Re: [RFC PATCH 0/3] eliminate mmap() retry merge, add .mmap_proto hook

Lorenzo Stoakes <lorenzo.stoakes@xxxxxxxxxx> · Wed, 30 Apr 2025 20:58:59 +0100

Apologies, made a mistake that I wrongly assumed tooling would catch... let me
try sending this again...

On Wed, Apr 30, 2025 at 08:54:10PM +0100, Lorenzo Stoakes wrote:
> During the mmap() of a file-backed mapping, we invoke the underlying
> driver's f_op->mmap() callback in order to perform driver/file system
> initialisation of the underlying VMA.
> 
> This has been a source of issues in the past, including a significant
> security concern relating to unwinding of error state discovered by Jann
> Horn, as fixed in commit 5de195060b2e ("mm: resolve faulty mmap_region()
> error path behaviour") which performed the recent, significant, rework of
> mmap() as a whole.
> 
> However, we have had a fly in the ointment remain - drivers have a great
> deal of freedom in the .mmap() hook to manipulate VMA state (as well as
> page table state).
> 
> This can be problematic, as we can no longer reason sensibly about VMA
> state once the call is complete (the ability to do - anything - here does
> rather interfere with that).
> 
> In addition, callers may choose to do odd or unusual things which might
> interfere with subsequent steps in the mmap() process, and it may do so and
> then raise an error, requiring very careful unwinding of state about which
> we can make no assumptions.
> 
> Rather than providing such an open-ended interface, this series provides an
> alternative, far more restrictive one - we expose a whitelist of fields
> which can be adjusted by the driver, along with immutable state upon which
> the driver can make such decisions:
> 
> struct vma_proto {
> 	/* Immutable state. */
> 	struct mm_struct *mm;
> 	unsigned long start;
> 	unsigned long end;
> 
> 	/* Mutable fields.

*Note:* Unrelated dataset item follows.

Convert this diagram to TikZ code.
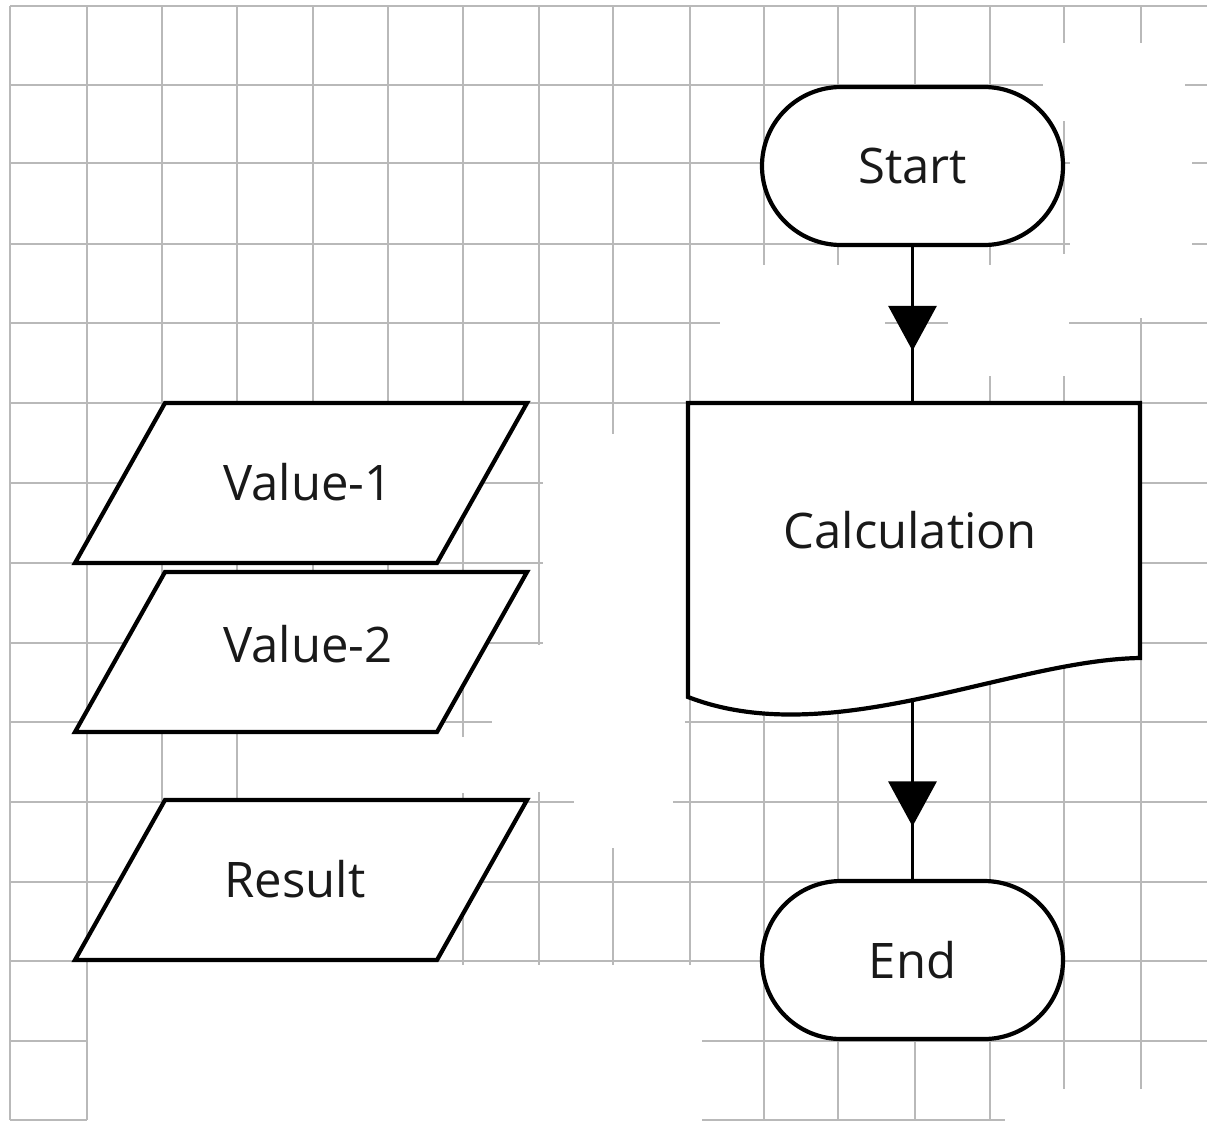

Populated with initial state. */
> 	pgoff_t pgoff;
> 	struct file *file;
> 	vm_flags_t flags;
> 	pgprot_t page_prot;
> 
> 	/* Write-only fields. */
> 	const struct vm_operations_struct *vm_ops;
> 	void *private_data;
> };
> 
> The mmap logic then updates the state used to either merge with a VMA or
> establish a new VMA based upon this logic.
> 
> This is achieved via new f_op hook .vma_proto(), which is, importantly,
> invoked very early on in the mmap() process.
> 
> If an error arises, we can very simply abort the operation with very little
> unwinding of state required.
> 
> The existing logic contains another, related, peccadillo - since the
> .mmap() callback might do anything, it may also cause a previously
> unmergeable VMA to become mergeable with adjacent VMAs.
> 
> Right now the logic will retry a merge like this only if the driver changes
> VMA flags, and changes them in such a way that a merge might succeed (that
> is, the flags are not 'special', that is do not contain any of the flags
> specified in VM_SPECIAL).
> 
> This has been the source of a great deal of pain for a while - it is hard
> to reason about an .mmap() callback that might do - anything - but it's
> also hard to reason about setting up a VMA and writing to the maple tree,
> only to do it again utilising a great deal of shared state.
> 
> Since .mmap_proto() sets fields before the first merge is even attempted,
> the use of this callback obviates the need for this retry merge logic.
> 
> A driver can specify either .mmap_proto(), .mmap() or both. This provides
> maximum flexibility.
> 
> In researching this change, I examined every .mmap() callback, and
> discovered only a very few that set VMA state in such a way that a. the VMA
> flags changed and b. this would be mergeable.
> 
> In the majority of cases, it turns out that drivers are mapping kernel
> memory and thus ultimately set VM_PFNMAP, VM_MIXEDMAP, or other unmergeable
> VM_SPECIAL flags.
> 
> Of those that remain I identified a number of cases which are only
> applicable in DAX, setting the VM_HUGEPAGE flag:
> 
> * dax_mmap()
> * erofs_file_mmap()
> * ext4_file_mmap()
> * xfs_file_mmap()
> 
> For this remerge to not occur and to impact users, each of these cases
> would require a user to mmap() files using DAX, in parts, immediately
> adjacent to one another.
> 
> This is a very unlikely usecase and so it does not appear to be worthwhile
> to adjust this functionality accordingly.
> 
> We can, however, very quickly do so if needed by simply adding an
> .mmap_proto() hook to these as required.
> 
> There are two further non-DAX cases I idenitfied:
> 
> * orangefs_file_mmap() - Clears VM_RAND_READ if set, replacing with
>   VM_SEQ_READ.
> * usb_stream_hwdep_mmap() - Sets VM_DONTDUMP.
> 
> Both of these cases again seem very unlikely to be mmap()'d immediately
> adjacent to one another in a fashion that would result in a merge.
> 
> Finally, we are left with a viable case:
> 
> * secretmem_mmap() - Set VM_LOCKED, VM_DONTDUMP.
> 
> This is viable enough that the mm selftests trigger the logic as a matter
> of course. Therefore, this series replace the .secretmem_mmap() hook with
> .secret_mmap_proto().
> 
> Lorenzo Stoakes (3):
>   mm: introduce new .mmap_proto() f_op callback
>   mm: secretmem: convert to .mmap_proto() hook
>   mm/vma: remove mmap() retry merge
> 
>  include/linux/fs.h               |  7 +++
>  include/linux/mm_types.h         | 24 ++++++++
>  mm/memory.c                      |  3 +-
>  mm/mmap.c                        |  2 +-
>  mm/secretmem.c                   | 14 ++---
>  mm/vma.c                         | 99 +++++++++++++++++++++++++++-----
>  tools/testing/vma/vma_internal.h | 38 ++++++++++++
>  7 files changed, 164 insertions(+), 23 deletions(-)
> 
> -- 
> 2.49.0
>